_Supplied material_
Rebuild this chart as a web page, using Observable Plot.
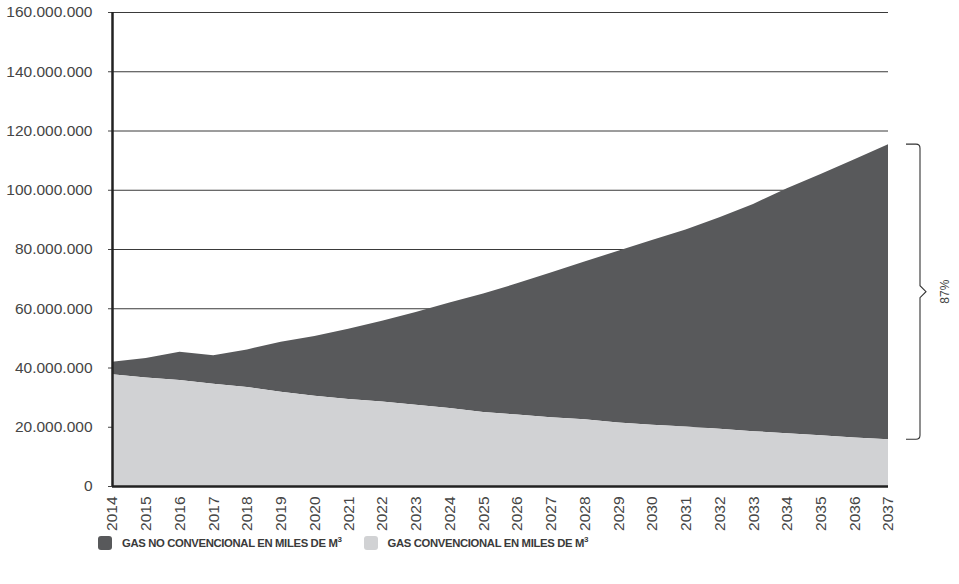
<!DOCTYPE html>
<html><head><meta charset="utf-8">
<script src="https://cdn.jsdelivr.net/npm/d3@7"></script>
<script src="https://cdn.jsdelivr.net/npm/@observablehq/plot@0.6"></script>
<style>
body{margin:0;background:#fff;font-family:"Liberation Sans",Arial,Helvetica,sans-serif;}
#wrap{position:relative;width:959px;height:584px;overflow:hidden;}
.legend{position:absolute;top:536px;left:98px;display:flex;align-items:center;font-weight:bold;font-size:11.3px;letter-spacing:-0.35px;color:#3a3a3a;white-space:nowrap;}
.item{display:flex;align-items:center;}
.sw{width:14px;height:14px;border-radius:3px;margin-right:10px;}
sup{font-size:8px;vertical-align:5px;line-height:0;}
</style></head><body><div id="wrap"></div>
<script>
const years = [2014,2015,2016,2017,2018,2019,2020,2021,2022,2023,2024,2025,2026,2027,2028,2029,2030,2031,2032,2033,2034,2035,2036,2037];
const convencional = [37.7e6,36.6e6,35.8e6,34.5e6,33.4e6,31.8e6,30.5e6,29.4e6,28.5e6,27.4e6,26.3e6,25.0e6,24.1e6,23.2e6,22.5e6,21.4e6,20.7e6,20.1e6,19.3e6,18.5e6,17.8e6,17.1e6,16.4e6,15.8e6];
const noConvencional = [4.2e6,6.6e6,9.5e6,9.6e6,12.7e6,16.9e6,20.1e6,23.7e6,27.3e6,31.3e6,35.6e6,40.0e6,44.3e6,48.9e6,53.3e6,58.0e6,62.3e6,66.5e6,71.4e6,76.7e6,82.7e6,88.2e6,93.9e6,99.6e6];
const yTicks = [0,20e6,40e6,60e6,80e6,100e6,120e6,140e6,160e6];
const gridTicks = [20e6,40e6,60e6,80e6,100e6,120e6,140e6,160e6];
const porcentaje = "87%";
const seriesNames = ["GAS NO CONVENCIONAL EN MILES DE M", "GAS CONVENCIONAL EN MILES DE M"];
const seriesColors = ["#58595b", "#d1d2d4"];

const rows = years.map((year, i) => ({year, conv: convencional[i], total: convencional[i] + noConvencional[i]}));
const fmt = d3.formatLocale({decimal: ",", thousands: ".", grouping: [3], currency: ["", ""]}).format(",d");
const last = rows[rows.length - 1];

function brace(index, scales) {
  const ns = "http://www.w3.org/2000/svg";
  const g = document.createElementNS(ns, "g");
  const xr = scales.x(last.year) + 18;
  const yt = scales.y(last.total), yb = scales.y(last.conv), ym = (yt + yb) / 2;
  const p = document.createElementNS(ns, "path");
  p.setAttribute("d", `M${xr},${yt}H${xr+10}Q${xr+14},${yt} ${xr+14},${yt+4}V${ym-6}L${xr+20},${ym}L${xr+14},${ym+6}V${yb-4}Q${xr+14},${yb} ${xr+10},${yb}H${xr}`);
  p.setAttribute("fill", "none");
  p.setAttribute("stroke", "#333");
  p.setAttribute("stroke-width", "1.1");
  g.appendChild(p);
  const t = document.createElementNS(ns, "text");
  t.setAttribute("transform", `translate(${xr+43},${ym}) rotate(-90)`);
  t.setAttribute("text-anchor", "middle");
  t.setAttribute("font-size", "12");
  t.setAttribute("fill", "#444");
  t.textContent = porcentaje;
  g.appendChild(t);
  return g;
}

const chart = Plot.plot({
  width: 959,
  height: 535,
  marginLeft: 112,
  marginRight: 71,
  marginTop: 12,
  marginBottom: 49,
  style: {fontFamily: "'Liberation Sans', Arial, sans-serif", fontSize: "15.5px", color: "#454545", background: "#fff"},
  x: {domain: [2014, 2037]},
  y: {domain: [0, 160e6]},
  marks: [
    Plot.ruleY(gridTicks, {x1: 2014, x2: 2037, stroke: "#3a3a3a", strokeWidth: 1}),
    Plot.areaY(rows, {x: "year", y1: "conv", y2: "total", fill: seriesColors[0]}),
    Plot.areaY(rows, {x: "year", y1: 0, y2: "conv", fill: seriesColors[1]}),
    Plot.axisY({ticks: yTicks, tickFormat: fmt, tickSize: 4, tickPadding: 16, label: null, fontSize: 15.5}),
    Plot.axisX({ticks: years, tickFormat: d => String(d), tickRotate: -90, tickSize: 0, tickPadding: 10, label: null, fontSize: 15.5}),
    Plot.ruleX([2014], {y1: 0, y2: 160e6, stroke: "#222", strokeWidth: 2.5}),
    Plot.ruleY([0], {x1: 2014, x2: 2037, stroke: "#222", strokeWidth: 2.5}),
    brace
  ]
});
const wrap = document.getElementById("wrap");
wrap.appendChild(chart);

const legend = document.createElement("div");
legend.className = "legend";
seriesNames.forEach((name, i) => {
  const it = document.createElement("div");
  it.className = "item";
  if (i > 0) it.style.marginLeft = "22px";
  const sw = document.createElement("span");
  sw.className = "sw";
  sw.style.background = seriesColors[i];
  const tx = document.createElement("span");
  tx.innerHTML = name + "<sup>3</sup>";
  it.appendChild(sw); it.appendChild(tx);
  legend.appendChild(it);
});
wrap.appendChild(legend);
</script></body></html>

_Instruction_
Return the material exactly as given, apart from the pictures.

_The result_
Rebuild this chart as a web page, using Observable Plot.
<!DOCTYPE html>
<html><head><meta charset="utf-8">
<script src="https://cdn.jsdelivr.net/npm/d3@7"></script>
<script src="https://cdn.jsdelivr.net/npm/@observablehq/plot@0.6"></script>
<style>
body{margin:0;background:#fff;font-family:"Liberation Sans",Arial,Helvetica,sans-serif;}
#wrap{position:relative;width:959px;height:584px;overflow:hidden;}
.legend{position:absolute;top:536px;left:98px;display:flex;align-items:center;font-weight:bold;font-size:11.3px;letter-spacing:-0.35px;color:#3a3a3a;white-space:nowrap;}
.item{display:flex;align-items:center;}
.sw{width:14px;height:14px;border-radius:3px;margin-right:10px;}
sup{font-size:8px;vertical-align:5px;line-height:0;}
</style></head><body><div id="wrap"></div>
<script>
const years = [2014,2015,2016,2017,2018,2019,2020,2021,2022,2023,2024,2025,2026,2027,2028,2029,2030,2031,2032,2033,2034,2035,2036,2037];
const convencional = [37.7e6,36.6e6,35.8e6,34.5e6,33.4e6,31.8e6,30.5e6,29.4e6,28.5e6,27.4e6,26.3e6,25.0e6,24.1e6,23.2e6,22.5e6,21.4e6,20.7e6,20.1e6,19.3e6,18.5e6,17.8e6,17.1e6,16.4e6,15.8e6];
const noConvencional = [4.2e6,6.6e6,9.5e6,9.6e6,12.7e6,16.9e6,20.1e6,23.7e6,27.3e6,31.3e6,35.6e6,40.0e6,44.3e6,48.9e6,53.3e6,58.0e6,62.3e6,66.5e6,71.4e6,76.7e6,82.7e6,88.2e6,93.9e6,99.6e6];
const yTicks = [0,20e6,40e6,60e6,80e6,100e6,120e6,140e6,160e6];
const gridTicks = [20e6,40e6,60e6,80e6,100e6,120e6,140e6,160e6];
const porcentaje = "87%";
const seriesNames = ["GAS NO CONVENCIONAL EN MILES DE M", "GAS CONVENCIONAL EN MILES DE M"];
const seriesColors = ["#58595b", "#d1d2d4"];

const rows = years.map((year, i) => ({year, conv: convencional[i], total: convencional[i] + noConvencional[i]}));
const fmt = d3.formatLocale({decimal: ",", thousands: ".", grouping: [3], currency: ["", ""]}).format(",d");
const last = rows[rows.length - 1];

function brace(index, scales) {
  const ns = "http://www.w3.org/2000/svg";
  const g = document.createElementNS(ns, "g");
  const xr = scales.x(last.year) + 18;
  const yt = scales.y(last.total), yb = scales.y(last.conv), ym = (yt + yb) / 2;
  const p = document.createElementNS(ns, "path");
  p.setAttribute("d", `M${xr},${yt}H${xr+10}Q${xr+14},${yt} ${xr+14},${yt+4}V${ym-6}L${xr+20},${ym}L${xr+14},${ym+6}V${yb-4}Q${xr+14},${yb} ${xr+10},${yb}H${xr}`);
  p.setAttribute("fill", "none");
  p.setAttribute("stroke", "#333");
  p.setAttribute("stroke-width", "1.1");
  g.appendChild(p);
  const t = document.createElementNS(ns, "text");
  t.setAttribute("transform", `translate(${xr+43},${ym}) rotate(-90)`);
  t.setAttribute("text-anchor", "middle");
  t.setAttribute("font-size", "12");
  t.setAttribute("fill", "#444");
  t.textContent = porcentaje;
  g.appendChild(t);
  return g;
}

const chart = Plot.plot({
  width: 959,
  height: 535,
  marginLeft: 112,
  marginRight: 71,
  marginTop: 12,
  marginBottom: 49,
  style: {fontFamily: "'Liberation Sans', Arial, sans-serif", fontSize: "15.5px", color: "#454545", background: "#fff"},
  x: {domain: [2014, 2037]},
  y: {domain: [0, 160e6]},
  marks: [
    Plot.ruleY(gridTicks, {x1: 2014, x2: 2037, stroke: "#3a3a3a", strokeWidth: 1}),
    Plot.areaY(rows, {x: "year", y1: "conv", y2: "total", fill: seriesColors[0]}),
    Plot.areaY(rows, {x: "year", y1: 0, y2: "conv", fill: seriesColors[1]}),
    Plot.axisY({ticks: yTicks, tickFormat: fmt, tickSize: 4, tickPadding: 16, label: null, fontSize: 15.5}),
    Plot.axisX({ticks: years, tickFormat: d => String(d), tickRotate: -90, tickSize: 0, tickPadding: 10, label: null, fontSize: 15.5}),
    Plot.ruleX([2014], {y1: 0, y2: 160e6, stroke: "#222", strokeWidth: 2.5}),
    Plot.ruleY([0], {x1: 2014, x2: 2037, stroke: "#222", strokeWidth: 2.5}),
    brace
  ]
});
const wrap = document.getElementById("wrap");
wrap.appendChild(chart);

const legend = document.createElement("div");
legend.className = "legend";
seriesNames.forEach((name, i) => {
  const it = document.createElement("div");
  it.className = "item";
  if (i > 0) it.style.marginLeft = "22px";
  const sw = document.createElement("span");
  sw.className = "sw";
  sw.style.background = seriesColors[i];
  const tx = document.createElement("span");
  tx.innerHTML = name + "<sup>3</sup>";
  it.appendChild(sw); it.appendChild(tx);
  legend.appendChild(it);
});
wrap.appendChild(legend);
</script></body></html>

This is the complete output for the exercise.